Torrey and her parents have just moved home from Boulder, Colorado, to Texas – which displeases Torrey. They are moving to be near her father’s Texan family after Torrey’s younger sister Miranda was killed by a drunken driver.
In the aftermath of this disaster Torrey gets a great deal of support from her online community but there are a few instances too of unsympathetic troll-like comments. Because of the circumstances in which her sister died, Torrey is beset with guilt and unable to come to terms with the bereavement. For these reasons her online work comes to an abrupt halt – she has fallen silent.
The remainder of the novel deals with Torrey’s attempt to reconcile herself with what has happened, and to find help.

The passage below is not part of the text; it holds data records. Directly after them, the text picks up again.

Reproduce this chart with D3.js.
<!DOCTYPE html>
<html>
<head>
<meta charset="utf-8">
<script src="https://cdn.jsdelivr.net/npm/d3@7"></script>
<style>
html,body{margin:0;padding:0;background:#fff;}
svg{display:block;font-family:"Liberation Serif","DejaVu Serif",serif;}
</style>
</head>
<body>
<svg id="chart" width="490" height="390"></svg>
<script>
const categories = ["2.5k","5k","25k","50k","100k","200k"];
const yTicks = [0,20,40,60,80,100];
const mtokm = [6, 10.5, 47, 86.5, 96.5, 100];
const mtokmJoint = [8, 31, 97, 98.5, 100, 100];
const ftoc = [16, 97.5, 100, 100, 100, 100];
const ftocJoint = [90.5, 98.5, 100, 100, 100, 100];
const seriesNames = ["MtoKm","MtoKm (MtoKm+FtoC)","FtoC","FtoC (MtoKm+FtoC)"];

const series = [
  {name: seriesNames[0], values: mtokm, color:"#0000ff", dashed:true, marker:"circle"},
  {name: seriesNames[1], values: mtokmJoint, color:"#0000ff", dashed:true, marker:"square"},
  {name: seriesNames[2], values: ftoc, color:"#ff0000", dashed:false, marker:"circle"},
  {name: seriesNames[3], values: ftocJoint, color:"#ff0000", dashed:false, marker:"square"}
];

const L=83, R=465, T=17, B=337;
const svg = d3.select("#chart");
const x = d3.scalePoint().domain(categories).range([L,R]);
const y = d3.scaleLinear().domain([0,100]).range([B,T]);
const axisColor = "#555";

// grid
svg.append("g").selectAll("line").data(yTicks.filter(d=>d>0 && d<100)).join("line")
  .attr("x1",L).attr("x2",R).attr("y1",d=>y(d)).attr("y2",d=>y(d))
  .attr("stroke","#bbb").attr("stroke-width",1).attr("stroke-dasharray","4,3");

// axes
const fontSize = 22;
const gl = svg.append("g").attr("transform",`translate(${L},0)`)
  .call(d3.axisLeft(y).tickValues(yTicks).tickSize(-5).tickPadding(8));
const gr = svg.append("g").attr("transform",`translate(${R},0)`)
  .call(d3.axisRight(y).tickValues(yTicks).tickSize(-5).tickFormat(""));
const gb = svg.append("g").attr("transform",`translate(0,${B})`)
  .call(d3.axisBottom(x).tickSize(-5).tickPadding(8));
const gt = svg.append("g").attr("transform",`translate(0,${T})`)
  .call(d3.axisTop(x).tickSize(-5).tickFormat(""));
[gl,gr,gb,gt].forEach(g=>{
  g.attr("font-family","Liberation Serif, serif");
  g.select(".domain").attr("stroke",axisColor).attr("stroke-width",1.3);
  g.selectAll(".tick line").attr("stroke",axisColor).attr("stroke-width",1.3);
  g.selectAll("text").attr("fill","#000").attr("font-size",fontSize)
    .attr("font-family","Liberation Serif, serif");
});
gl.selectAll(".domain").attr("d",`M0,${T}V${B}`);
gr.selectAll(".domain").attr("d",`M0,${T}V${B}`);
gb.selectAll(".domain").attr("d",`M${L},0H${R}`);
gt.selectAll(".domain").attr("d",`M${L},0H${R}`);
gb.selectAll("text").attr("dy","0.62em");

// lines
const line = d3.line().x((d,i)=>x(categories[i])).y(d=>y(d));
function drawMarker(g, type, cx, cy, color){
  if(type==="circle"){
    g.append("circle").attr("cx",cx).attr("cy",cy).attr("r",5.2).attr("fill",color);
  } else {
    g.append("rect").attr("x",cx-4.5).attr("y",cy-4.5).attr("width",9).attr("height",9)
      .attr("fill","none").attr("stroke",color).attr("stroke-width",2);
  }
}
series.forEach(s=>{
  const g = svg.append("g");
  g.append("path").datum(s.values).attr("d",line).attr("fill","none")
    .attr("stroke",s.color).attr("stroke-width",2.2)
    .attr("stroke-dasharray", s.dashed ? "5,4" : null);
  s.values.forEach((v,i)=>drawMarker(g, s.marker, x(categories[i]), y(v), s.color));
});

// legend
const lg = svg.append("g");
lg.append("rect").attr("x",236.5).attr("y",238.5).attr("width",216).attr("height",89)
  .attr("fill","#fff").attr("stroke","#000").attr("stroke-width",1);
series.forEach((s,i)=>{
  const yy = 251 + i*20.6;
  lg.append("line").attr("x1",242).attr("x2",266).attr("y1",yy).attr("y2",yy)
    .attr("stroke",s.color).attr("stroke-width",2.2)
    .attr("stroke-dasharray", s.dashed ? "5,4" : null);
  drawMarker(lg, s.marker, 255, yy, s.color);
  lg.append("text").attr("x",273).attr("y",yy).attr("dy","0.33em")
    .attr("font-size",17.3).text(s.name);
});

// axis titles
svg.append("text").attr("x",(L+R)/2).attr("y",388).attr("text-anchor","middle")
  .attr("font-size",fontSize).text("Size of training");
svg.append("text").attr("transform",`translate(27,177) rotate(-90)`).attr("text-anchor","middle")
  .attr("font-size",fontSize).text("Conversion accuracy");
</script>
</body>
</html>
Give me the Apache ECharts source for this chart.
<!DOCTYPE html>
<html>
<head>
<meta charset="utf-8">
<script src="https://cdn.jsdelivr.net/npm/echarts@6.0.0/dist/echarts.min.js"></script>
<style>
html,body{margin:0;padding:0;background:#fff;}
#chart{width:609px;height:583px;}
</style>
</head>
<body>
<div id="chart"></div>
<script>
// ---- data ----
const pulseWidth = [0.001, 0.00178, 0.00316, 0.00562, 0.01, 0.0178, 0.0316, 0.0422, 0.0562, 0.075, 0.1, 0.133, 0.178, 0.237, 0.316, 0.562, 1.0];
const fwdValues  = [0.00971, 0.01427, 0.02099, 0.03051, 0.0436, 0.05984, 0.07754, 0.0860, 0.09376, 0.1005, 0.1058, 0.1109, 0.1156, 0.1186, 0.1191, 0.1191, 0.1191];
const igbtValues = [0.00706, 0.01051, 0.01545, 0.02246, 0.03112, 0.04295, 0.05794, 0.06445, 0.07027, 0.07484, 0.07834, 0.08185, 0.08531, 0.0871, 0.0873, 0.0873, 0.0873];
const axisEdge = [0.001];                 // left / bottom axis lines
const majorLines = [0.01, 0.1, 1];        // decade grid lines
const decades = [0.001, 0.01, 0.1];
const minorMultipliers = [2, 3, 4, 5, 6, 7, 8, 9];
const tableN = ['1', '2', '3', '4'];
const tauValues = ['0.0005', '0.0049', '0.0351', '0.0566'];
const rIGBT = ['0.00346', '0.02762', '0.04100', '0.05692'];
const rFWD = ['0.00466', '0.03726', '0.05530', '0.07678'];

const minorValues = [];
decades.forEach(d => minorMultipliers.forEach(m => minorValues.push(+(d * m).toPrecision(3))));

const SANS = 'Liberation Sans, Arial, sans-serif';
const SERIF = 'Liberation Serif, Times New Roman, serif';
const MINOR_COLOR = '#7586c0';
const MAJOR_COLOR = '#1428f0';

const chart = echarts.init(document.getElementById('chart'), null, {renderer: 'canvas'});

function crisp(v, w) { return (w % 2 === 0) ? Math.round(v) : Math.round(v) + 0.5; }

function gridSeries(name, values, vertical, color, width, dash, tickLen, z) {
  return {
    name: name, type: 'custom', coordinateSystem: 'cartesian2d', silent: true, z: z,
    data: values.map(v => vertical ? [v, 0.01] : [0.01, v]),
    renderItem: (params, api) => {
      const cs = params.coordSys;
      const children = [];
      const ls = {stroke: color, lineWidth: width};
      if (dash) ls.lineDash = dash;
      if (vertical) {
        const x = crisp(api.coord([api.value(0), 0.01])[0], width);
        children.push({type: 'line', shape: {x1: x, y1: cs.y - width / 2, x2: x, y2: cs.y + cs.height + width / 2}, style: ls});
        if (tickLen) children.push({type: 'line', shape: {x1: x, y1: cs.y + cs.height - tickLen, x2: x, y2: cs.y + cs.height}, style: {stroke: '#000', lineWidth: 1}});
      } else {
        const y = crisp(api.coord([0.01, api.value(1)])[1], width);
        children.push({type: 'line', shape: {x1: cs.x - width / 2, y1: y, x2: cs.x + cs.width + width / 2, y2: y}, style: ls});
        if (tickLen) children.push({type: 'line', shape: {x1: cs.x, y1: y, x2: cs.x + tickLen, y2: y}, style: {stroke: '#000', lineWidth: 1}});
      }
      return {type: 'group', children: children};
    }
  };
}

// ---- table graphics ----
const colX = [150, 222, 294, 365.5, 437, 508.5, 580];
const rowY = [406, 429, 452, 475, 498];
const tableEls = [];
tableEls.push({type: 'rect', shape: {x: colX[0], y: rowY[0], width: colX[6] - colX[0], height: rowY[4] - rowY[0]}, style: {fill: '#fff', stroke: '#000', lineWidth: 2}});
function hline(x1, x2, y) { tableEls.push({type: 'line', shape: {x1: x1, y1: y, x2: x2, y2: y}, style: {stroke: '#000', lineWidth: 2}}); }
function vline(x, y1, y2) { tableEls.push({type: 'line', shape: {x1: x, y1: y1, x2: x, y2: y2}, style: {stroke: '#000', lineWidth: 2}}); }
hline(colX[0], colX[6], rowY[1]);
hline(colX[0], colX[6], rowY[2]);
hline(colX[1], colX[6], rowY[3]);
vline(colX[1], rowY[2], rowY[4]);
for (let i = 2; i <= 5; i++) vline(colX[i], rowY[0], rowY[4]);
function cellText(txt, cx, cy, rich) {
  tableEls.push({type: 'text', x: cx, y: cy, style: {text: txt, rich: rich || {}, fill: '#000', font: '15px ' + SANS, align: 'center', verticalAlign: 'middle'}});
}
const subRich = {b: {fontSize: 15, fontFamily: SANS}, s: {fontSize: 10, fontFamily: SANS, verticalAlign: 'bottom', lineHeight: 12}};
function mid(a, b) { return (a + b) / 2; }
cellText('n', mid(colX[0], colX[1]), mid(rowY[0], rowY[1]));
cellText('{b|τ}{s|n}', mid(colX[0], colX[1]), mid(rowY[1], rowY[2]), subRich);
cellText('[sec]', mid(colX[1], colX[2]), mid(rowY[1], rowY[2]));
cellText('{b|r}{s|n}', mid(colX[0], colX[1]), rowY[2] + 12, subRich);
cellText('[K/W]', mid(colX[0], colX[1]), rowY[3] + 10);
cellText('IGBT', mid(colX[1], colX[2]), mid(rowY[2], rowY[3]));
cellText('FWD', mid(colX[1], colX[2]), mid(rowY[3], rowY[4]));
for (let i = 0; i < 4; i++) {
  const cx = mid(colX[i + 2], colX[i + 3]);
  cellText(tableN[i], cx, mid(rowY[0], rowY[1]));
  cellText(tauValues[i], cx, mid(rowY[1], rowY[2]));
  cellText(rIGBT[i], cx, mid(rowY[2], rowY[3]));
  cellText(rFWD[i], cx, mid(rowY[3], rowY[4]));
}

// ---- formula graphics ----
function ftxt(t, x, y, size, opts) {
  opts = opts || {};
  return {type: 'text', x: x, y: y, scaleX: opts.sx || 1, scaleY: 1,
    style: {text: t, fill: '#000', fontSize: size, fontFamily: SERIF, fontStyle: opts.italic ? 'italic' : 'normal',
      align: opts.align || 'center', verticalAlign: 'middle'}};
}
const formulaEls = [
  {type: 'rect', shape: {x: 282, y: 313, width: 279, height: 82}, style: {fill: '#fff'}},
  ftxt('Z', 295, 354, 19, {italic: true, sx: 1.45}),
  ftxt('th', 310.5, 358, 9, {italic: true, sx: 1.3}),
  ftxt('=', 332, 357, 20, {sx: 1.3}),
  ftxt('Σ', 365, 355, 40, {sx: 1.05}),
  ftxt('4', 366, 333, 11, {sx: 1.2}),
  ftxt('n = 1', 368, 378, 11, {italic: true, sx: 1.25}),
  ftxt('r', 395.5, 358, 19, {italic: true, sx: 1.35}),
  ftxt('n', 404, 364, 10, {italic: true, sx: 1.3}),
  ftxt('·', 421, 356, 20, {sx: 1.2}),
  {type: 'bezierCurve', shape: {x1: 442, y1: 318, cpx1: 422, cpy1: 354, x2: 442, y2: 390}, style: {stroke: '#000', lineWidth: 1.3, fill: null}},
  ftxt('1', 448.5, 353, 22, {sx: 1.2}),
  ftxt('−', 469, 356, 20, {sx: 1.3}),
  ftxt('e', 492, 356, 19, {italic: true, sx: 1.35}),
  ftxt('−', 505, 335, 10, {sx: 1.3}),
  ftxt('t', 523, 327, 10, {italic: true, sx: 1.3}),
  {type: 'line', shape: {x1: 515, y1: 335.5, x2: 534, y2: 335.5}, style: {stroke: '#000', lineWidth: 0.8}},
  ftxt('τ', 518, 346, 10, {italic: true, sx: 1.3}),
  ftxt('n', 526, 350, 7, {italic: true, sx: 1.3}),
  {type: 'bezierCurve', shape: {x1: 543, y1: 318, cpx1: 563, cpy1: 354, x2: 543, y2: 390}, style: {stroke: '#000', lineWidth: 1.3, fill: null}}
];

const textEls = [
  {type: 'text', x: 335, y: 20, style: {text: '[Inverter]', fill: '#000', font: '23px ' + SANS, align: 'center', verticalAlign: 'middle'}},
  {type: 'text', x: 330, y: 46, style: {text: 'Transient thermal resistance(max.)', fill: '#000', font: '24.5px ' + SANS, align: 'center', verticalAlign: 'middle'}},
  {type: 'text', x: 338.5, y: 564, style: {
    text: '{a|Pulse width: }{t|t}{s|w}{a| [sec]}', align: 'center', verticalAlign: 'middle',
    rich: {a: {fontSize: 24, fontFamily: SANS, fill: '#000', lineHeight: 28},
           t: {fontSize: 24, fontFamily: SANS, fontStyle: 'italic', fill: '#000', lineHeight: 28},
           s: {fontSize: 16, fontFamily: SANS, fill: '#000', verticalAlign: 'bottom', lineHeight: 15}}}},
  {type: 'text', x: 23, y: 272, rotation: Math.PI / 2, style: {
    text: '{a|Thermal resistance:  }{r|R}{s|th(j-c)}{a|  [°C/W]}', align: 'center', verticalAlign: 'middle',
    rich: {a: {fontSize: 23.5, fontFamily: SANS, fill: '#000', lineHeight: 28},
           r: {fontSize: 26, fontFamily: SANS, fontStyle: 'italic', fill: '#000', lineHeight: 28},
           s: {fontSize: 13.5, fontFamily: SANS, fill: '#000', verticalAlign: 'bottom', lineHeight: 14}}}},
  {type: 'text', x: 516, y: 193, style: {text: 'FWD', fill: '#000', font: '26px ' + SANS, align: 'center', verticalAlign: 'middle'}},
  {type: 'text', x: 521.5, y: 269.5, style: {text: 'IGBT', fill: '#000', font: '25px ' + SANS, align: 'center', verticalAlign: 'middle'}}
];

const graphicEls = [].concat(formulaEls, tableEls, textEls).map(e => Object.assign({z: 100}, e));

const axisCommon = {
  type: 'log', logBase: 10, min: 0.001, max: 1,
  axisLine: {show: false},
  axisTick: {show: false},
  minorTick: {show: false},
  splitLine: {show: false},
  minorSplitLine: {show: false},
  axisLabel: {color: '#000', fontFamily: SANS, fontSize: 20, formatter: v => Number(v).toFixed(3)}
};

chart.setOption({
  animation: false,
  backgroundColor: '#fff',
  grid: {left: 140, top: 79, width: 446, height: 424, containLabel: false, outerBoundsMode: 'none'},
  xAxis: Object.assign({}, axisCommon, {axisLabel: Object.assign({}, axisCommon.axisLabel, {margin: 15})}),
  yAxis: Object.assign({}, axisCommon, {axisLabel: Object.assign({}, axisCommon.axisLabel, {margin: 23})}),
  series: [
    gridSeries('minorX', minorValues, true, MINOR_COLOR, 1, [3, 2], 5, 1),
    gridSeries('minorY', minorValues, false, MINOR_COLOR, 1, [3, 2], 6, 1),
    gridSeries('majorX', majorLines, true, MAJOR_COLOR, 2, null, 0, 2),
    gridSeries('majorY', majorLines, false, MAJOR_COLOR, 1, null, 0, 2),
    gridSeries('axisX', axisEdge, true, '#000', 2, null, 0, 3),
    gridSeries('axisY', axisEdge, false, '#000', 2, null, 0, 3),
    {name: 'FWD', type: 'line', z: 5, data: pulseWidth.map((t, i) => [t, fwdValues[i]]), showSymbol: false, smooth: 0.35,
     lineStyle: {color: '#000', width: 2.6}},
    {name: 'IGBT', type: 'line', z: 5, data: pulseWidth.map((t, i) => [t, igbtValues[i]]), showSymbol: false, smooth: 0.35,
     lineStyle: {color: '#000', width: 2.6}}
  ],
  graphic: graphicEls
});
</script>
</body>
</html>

For many adults the online world so often inhabited by children and young adults is an unknown land; they just don’t get it. Cooner does. She makes vividly clear the extent to which the internet can become the dominant world of a young person. By so doing she provides a useful guide to adults and establishes an intuitive link to younger readers who know what this world is about, without becoming didactic or patronising in the process. This is a serious accomplishment.
The author has, however, committed herself to a problematic schema for the book. The reader will expect events – a violent death, a family in flight – to stir the book’s protagonist at a deeper level. But for much of the book Torrey seems not to possess a deeper level, or more precisely when she manifests one it is revealed painfully slowly. She judges everyone by their attire or accessories – shoes, clothes, handbags, makeup, hairdo and so forth; all the externals. By the time Torrey shows any more profound feelings, there is a danger that the reader’s sympathy will have flagged.
Many readers may have encountered a fashion-obsessed girl like this at school, and heartily disliked her. The superficial nature of almost all Torrey’s value judgements may prove an obstacle to readers’ enjoyment of a very good book that could have been an even better one.